Houvesse um prêmio nacional para reconhecer as ideias mais estúpidas colocadas em prática pelos gestores públicos brasileiros, a cidade de Francisco Beltrão, no interior do Paraná, certamente seria hors concours na edição de 2014.
Em um enredo surreal, que deverá entrar nos anais do folclore político (ou no dos políticos folclóricos?), o município converteu uma ciclofaixa recém-inaugurada no centro da cidade em estacionamento para veículos motorizados.
Assim, os carros poderão estacionar sobre um luxuoso tapete vermelho, custeado com dinheiro público, das 8h30 às 12h e das 13h30 às 17h nos dias úteis e das 8h30 às 12h nos sábados. Enquanto isso, aos ciclistas, caberá a alternativa de circular junto ao tráfego de carros e ônibus, que terá velocidade média aumentada com implantação de um eixo binário na via.
O responsável por levar o “Prêmio Odorico Paraguaçu do Atraso na Gestão Pública” ao Sudoeste paranaense é o vice-prefeito e secretário de Planejamento (heim!?!) Eduardo Scirea (PT), que ao assumir temporariamente o Executivo beltronense assinou um decreto regulamentando o uso da ciclofaixa na Rua Curitiba (!) para servir de estacionamento.
A solução “jenial” foi tomada na tentativa de resolver o “problema” que surgiu com a implantação da via ciclável na área central, que enfrentou a histeria dos comerciantes locais, e encontrou eco na imprensa interiorana. Vale lembrar que, apenas 15 dias antes de assinar o decreto, Scirea havia afirmado à imprensa local que a implantação da ciclofaixa não teria retrocessos. “É definitiva, não se volta atrás”, afirmou durante a inauguração da infraestrutura cicloviária.
A resistência veio dos comerciantes, que não se conformaram em “perder” o estacionamento nas vias públicas em frente aos seus estabelecimentos. Segundo os empresários, com a ciclofaixa, cada quadra perdeu de 10 a 12 vagas “para os veículos de seus clientes”. “Nós pagamos impostos, geramos empregos. O mínimo de conforto que podemos oferecer é o estacionamento e estão nos cortando esse benefício”, argumentou o comerciante Jefferson de Lara.
O benefício citado, entretanto, não encontra amparo legal, uma vez que a área de estacionamento encontra-se em via pública e, por isso, não pode ter destinação ao uso privado. Uma consulta na Lei Orgânica do Município, prova que não há qualquer menção ao direito dos comerciantes usufruírem gratuitamente das vagas em frente aos seus estabelecimentos. Tampouco esse mesmo “benefício” está assegurado em lei estadual ou na Constituição da República Federativa do Brasil.

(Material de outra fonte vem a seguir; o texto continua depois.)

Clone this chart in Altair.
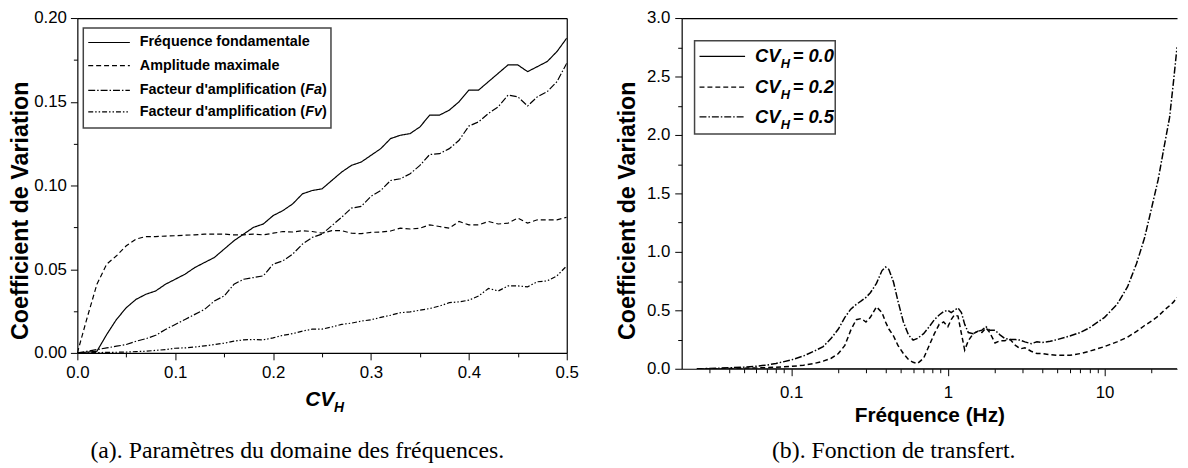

Mas, ao contrário, a implantação de um circuito de ciclofaixas em vias públicas encontra respaldo no Plano Diretor e atende às exigências da Lei da Mobilidade Urbana (Lei n.º 12.587/2012).
Também cabe ressaltar que os impostos pagos pelos comerciantes são calculados exclusivamente sobre área dos imóveis. As vagas de estacionamento, portanto, não compõem a base de cálculo, o que derruba a tese do “direito adquirido” sobre o espaço público.
Visão provinciana
A tese de que a criação de ciclovias “atrapalham” o comércio local já foi derrubada empiricamente, comprovando que ocorre justamente o contrário: as ciclovias tornam as ruas mais convidativas às pessoas, aumentando a circulação e o volume de vendas dos estabelecimentos.
Estudos na cidade de Nova York, por exemplo, mostram que a implantação de infraestrutura cicloviária na 9ª Avenida aumentou o fluxo de comércio entre as Ruas 23 e 31 em 49%, contra uma média de 3% do restante do bairro.
Além disso, a criação de espaços para a circulação de pessoas reduziu em 35% o número de acidentes com vítimas no trânsito, provando que as ciclovias também protegem pedestres e tornam as ruas espaços mais convidativos.
Em Curitiba, empresários e comerciantes já começam a perceber que tratar bem o ciclista é um negócio lucrativo. Lojas, farmácias, restaurantes, academias e diversos outros estabelecimentos passaram a investir na implantação de infraestrutura para quem pedala além da criação de promoções e descontos para atrair esse público.
Todo ciclista é um consumidor como outro qualquer. Mas, diante da carência geral de infraestrutura para quem pedala, um gesto de boas vindas ao ciclista pode ser uma forma de criar uma clientela fiel e disposta a fazer propaganda boca a boca do estabelecimento. No fim, tratar o ciclista de maneira cortês e civilizada acaba sendo uma tática para inovar e se diferenciar da concorrência.